▶ **DATA EXTRACT**:
[Start]
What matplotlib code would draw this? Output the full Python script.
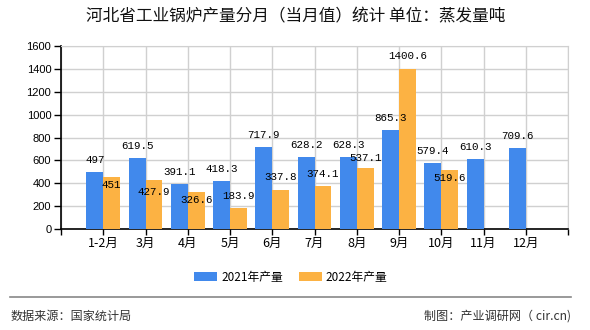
import matplotlib
matplotlib.use("Agg")
import matplotlib.pyplot as plt
import numpy as np
from matplotlib.patches import Patch
from matplotlib.lines import Line2D

plt.rcParams['font.family'] = ['Noto Sans CJK SC', 'DejaVu Sans']

categories = ["1-2月", "3月", "4月", "5月", "6月", "7月", "8月", "9月", "10月", "11月", "12月"]
y2021 = [497, 619.5, 391.1, 418.3, 717.9, 628.2, 628.3, 865.3, 579.4, 610.3, 709.6]
y2022 = [451, 427.9, 326.6, 183.9, 337.8, 374.1, 537.1, 1400.6, 519.6]
labels2021 = ["497", "619.5", "391.1", "418.3", "717.9", "628.2", "628.3", "865.3", "579.4", "610.3", "709.6"]
labels2022 = ["451", "427.9", "326.6", "183.9", "337.8", "374.1", "537.1", "1400.6", "519.6"]
yticks = [0, 200, 400, 600, 800, 1000, 1200, 1400, 1600]
series_names = ["2021年产量", "2022年产量"]

# label vertical offsets (pixels) for the 2022 series, as placed in the reference
dy2022 = [-8, -12, -8, 12, 13, 12, 10, 13, -8]

c1 = "#4189EC"
c2 = "#FCB243"

fig = plt.figure(figsize=(5.9, 3.3), dpi=100)
ax = fig.add_axes([61/590, 1-229/330, (568-61)/590, (229-46)/330])

x1 = np.arange(len(y2021))
x2 = np.arange(len(y2022))
w = 0.4
ax.bar(x1 - w/2, y2021, width=w, color=c1, zorder=3)
ax.bar(x2 + w/2, y2022, width=w, color=c2, zorder=3)

ax.set_xlim(-1, len(categories))
ax.set_ylim(0, 1600)
ax.set_yticks(yticks)
ax.set_yticklabels([str(t) for t in yticks], family=['Liberation Sans'], fontsize=8, color='black')

ax.set_xticks(np.arange(-1, len(categories) + 1))
ax.set_xticklabels([""] + categories + [""], fontsize=9, color='black')
ax.tick_params(axis='x', length=4, width=1, color='black', pad=2)
ax.tick_params(axis='y', length=5, width=1, color='black', pad=2)

ax.grid(True, color='#d0d0d0', linewidth=1, zorder=0)
ax.set_axisbelow(True)
for s in ['top', 'right']:
    ax.spines[s].set_color('#d0d0d0')
ax.spines['left'].set_color('black')
ax.spines['bottom'].set_color('black')
ax.spines['left'].set_linewidth(1.2)
ax.spines['bottom'].set_linewidth(1.2)

vfont = dict(family=['Liberation Mono'], fontsize=7.8, color='black')
for xi, v, lab in zip(x1, y2021, labels2021):
    ax.annotate(lab, (xi - w/2, v), xytext=(0, 12), textcoords='offset pixels',
                ha='center', va='center', zorder=5, **vfont)
for xi, v, lab, d in zip(x2, y2022, labels2022, dy2022):
    ax.annotate(lab, (xi + w/2, v), xytext=(0, d), textcoords='offset pixels',
                ha='center', va='center', zorder=5, **vfont)

fig.text(296/590, 1-17/330, "河北省工业锅炉产量分月（当月值）统计 单位：蒸发量吨",
         ha='center', va='center', fontsize=12, color='#111111')

handles = [Patch(facecolor=c1, edgecolor='none'), Patch(facecolor=c2, edgecolor='none')]
fig.legend(handles, series_names, loc='center', bbox_to_anchor=(291/590, 1-277/330),
           ncol=2, frameon=False, fontsize=8.5, handlelength=1.9, handleheight=0.7,
           handletextpad=0.35, columnspacing=1.4)

fig.add_artist(Line2D([10/590, 571/590], [1-297/330, 1-297/330], color='#888888', linewidth=1.2))
fig.text(11/590, 1-316/330, "数据来源：国家统计局", ha='left', va='center', fontsize=8.7, color='#333333')
fig.text(571/590, 1-316/330, "制图：产业调研网（ cir.cn)", ha='right', va='center', fontsize=8.7, color='#333333')

fig.savefig("out.png", dpi=100)
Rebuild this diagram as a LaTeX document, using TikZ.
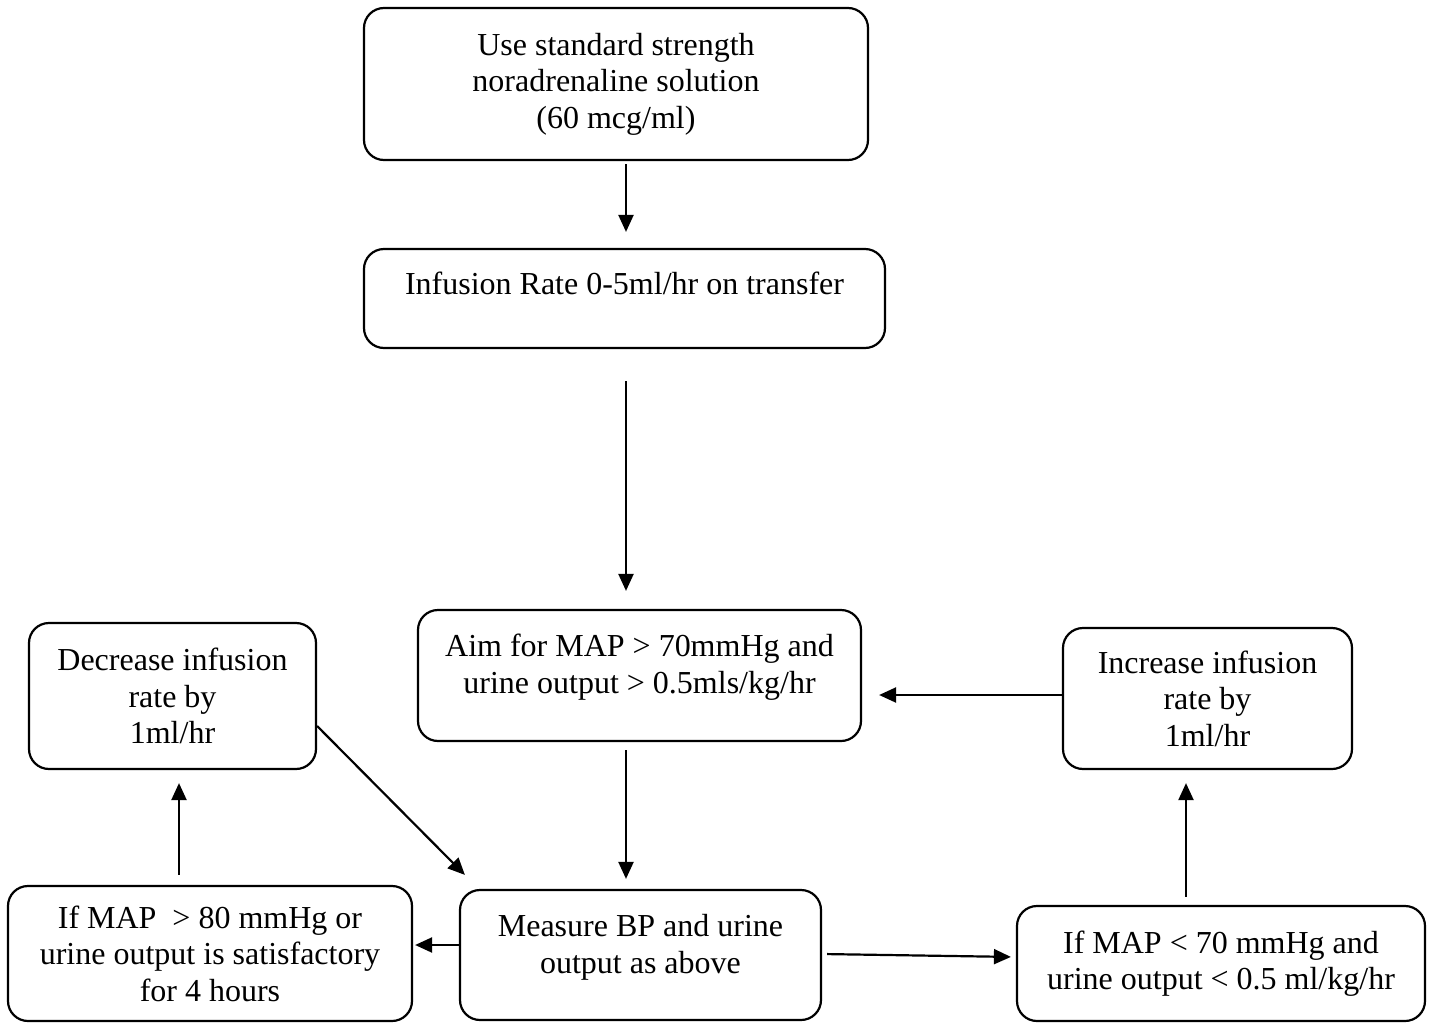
\documentclass[tikz,border=0pt]{standalone}
\usepackage{fontspec}
\setmainfont{Liberation Serif}
\usepackage{tikz}
\usetikzlibrary{arrows.meta}
\usetikzlibrary{positioning}
\tikzstyle{stepbox}=[draw=black,line width=1.1pt,rounded corners=10pt,align=center,
                inner sep=2pt,font=\fontsize{16}{18.25}\selectfont]
\tikzstyle{flow}=[line width=1.1pt,-{Triangle[length=8.5pt,width=7.5pt]}]
\newcommand{\lowgap}[1]{\rule[-#1]{0pt}{0pt}}

\begin{document}
\begin{tikzpicture}[x=0.5pt,y=-0.5pt]
\useasboundingbox (0,0) rectangle (1432,1023);
\node[stepbox,minimum width=252pt,minimum height=76pt] (solution) at (616,84)
  {Use standard strength\\noradrenaline solution\\(60 mcg/ml)};
\node[stepbox,minimum width=260.5pt,minimum height=49.5pt] (rate) at (624.5,298.5)
  {Infusion Rate 0-5ml/hr on transfer\lowgap{15.5pt}};
\node[stepbox,minimum width=221.5pt,minimum height=65.5pt] (aim) at (639.5,675.5)
  {Aim for MAP > 70mmHg and\\urine output > 0.5mls/kg/hr\lowgap{11.75pt}};
\node[stepbox,minimum width=143.5pt,minimum height=73pt] (dec) at (172.5,696)
  {Decrease infusion\\rate by\\1ml/hr};
\node[stepbox,minimum width=144.5pt,minimum height=70.5pt] (inc) at (1207.5,698.5)
  {Increase infusion\\rate by\\1ml/hr};
\node[stepbox,minimum width=180.5pt,minimum height=65pt] (measure) at (640.5,955)
  {Measure BP and urine\\output as above\lowgap{11.25pt}};
\node[stepbox,minimum width=202pt,minimum height=67.5pt] (high) at (210,953.5)
  {If MAP\ \ > 80 mmHg or\\urine output is satisfactory\\for 4 hours};
\node[stepbox,minimum width=204pt,minimum height=57.5pt] (low) at (1221,963.5)
  {If MAP < 70 mmHg and\\urine output < 0.5 ml/kg/hr};

\draw[flow,shorten <=1.5pt,shorten >=8pt] ([xshift=5pt]solution.south) -- ([xshift=0.75pt]rate.north);
\draw[flow,shorten <=16pt,shorten >=9pt] ([xshift=0.75pt]rate.south) -- ([xshift=-6.75pt]aim.north);
\draw[flow,shorten <=4pt,shorten >=5pt] ([xshift=-6.75pt]aim.south) -- ([xshift=-7.25pt]measure.north);
\draw[flow,shorten >=8.5pt] ([yshift=1.75pt]inc.west) -- ([yshift=-9.75pt]aim.east);
\draw[flow,shorten >=1pt] ([yshift=5pt]measure.west) -- ([yshift=4.25pt]high.east);
\draw[flow,shorten <=5pt,shorten >=6.5pt] ([xshift=-15.5pt]high.north) -- ([xshift=3.25pt]dec.south);
\draw[flow] ([yshift=-15pt]dec.east) -- ([shift={(3pt,7pt)}]measure.north west);
\draw[flow,shorten <=2.5pt,shorten >=2.5pt] ([yshift=0.5pt]measure.east) -- ([yshift=3.25pt]low.west);
\draw[flow,shorten <=4pt,shorten >=6.5pt] ([xshift=-17.5pt]low.north) -- ([xshift=-10.75pt]inc.south);
\end{tikzpicture}
\end{document}
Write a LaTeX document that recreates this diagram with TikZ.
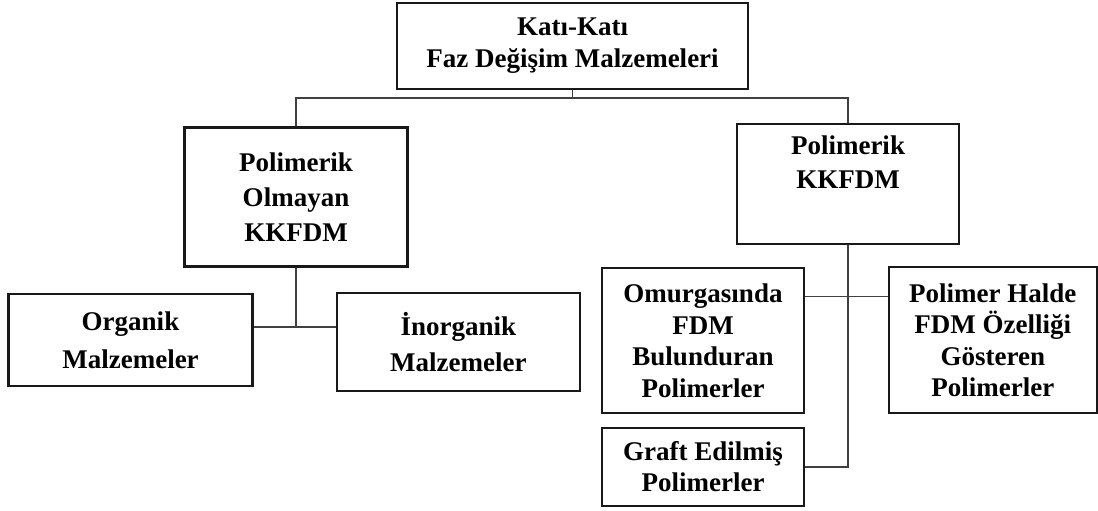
[End]
Skip the pictures and restate exactly the lines from the beginning of the listing to the line with "ax.set_yticklabels([str(t) for t", that line included.

What matplotlib code would draw this? Output the full Python script.
import matplotlib
matplotlib.use("Agg")
import matplotlib.pyplot as plt
import numpy as np
from matplotlib.patches import Patch
from matplotlib.lines import Line2D

plt.rcParams['font.family'] = ['Noto Sans CJK SC', 'DejaVu Sans']

categories = ["1-2月", "3月", "4月", "5月", "6月", "7月", "8月", "9月", "10月", "11月", "12月"]
y2021 = [497, 619.5, 391.1, 418.3, 717.9, 628.2, 628.3, 865.3, 579.4, 610.3, 709.6]
y2022 = [451, 427.9, 326.6, 183.9, 337.8, 374.1, 537.1, 1400.6, 519.6]
labels2021 = ["497", "619.5", "391.1", "418.3", "717.9", "628.2", "628.3", "865.3", "579.4", "610.3", "709.6"]
labels2022 = ["451", "427.9", "326.6", "183.9", "337.8", "374.1", "537.1", "1400.6", "519.6"]
yticks = [0, 200, 400, 600, 800, 1000, 1200, 1400, 1600]
series_names = ["2021年产量", "2022年产量"]

# label vertical offsets (pixels) for the 2022 series, as placed in the reference
dy2022 = [-8, -12, -8, 12, 13, 12, 10, 13, -8]

c1 = "#4189EC"
c2 = "#FCB243"

fig = plt.figure(figsize=(5.9, 3.3), dpi=100)
ax = fig.add_axes([61/590, 1-229/330, (568-61)/590, (229-46)/330])

x1 = np.arange(len(y2021))
x2 = np.arange(len(y2022))
w = 0.4
ax.bar(x1 - w/2, y2021, width=w, color=c1, zorder=3)
ax.bar(x2 + w/2, y2022, width=w, color=c2, zorder=3)

ax.set_xlim(-1, len(categories))
ax.set_ylim(0, 1600)
ax.set_yticks(yticks)
ax.set_yticklabels([str(t) for t in yticks], family=['Liberation Sans'], fontsize=8, color='black')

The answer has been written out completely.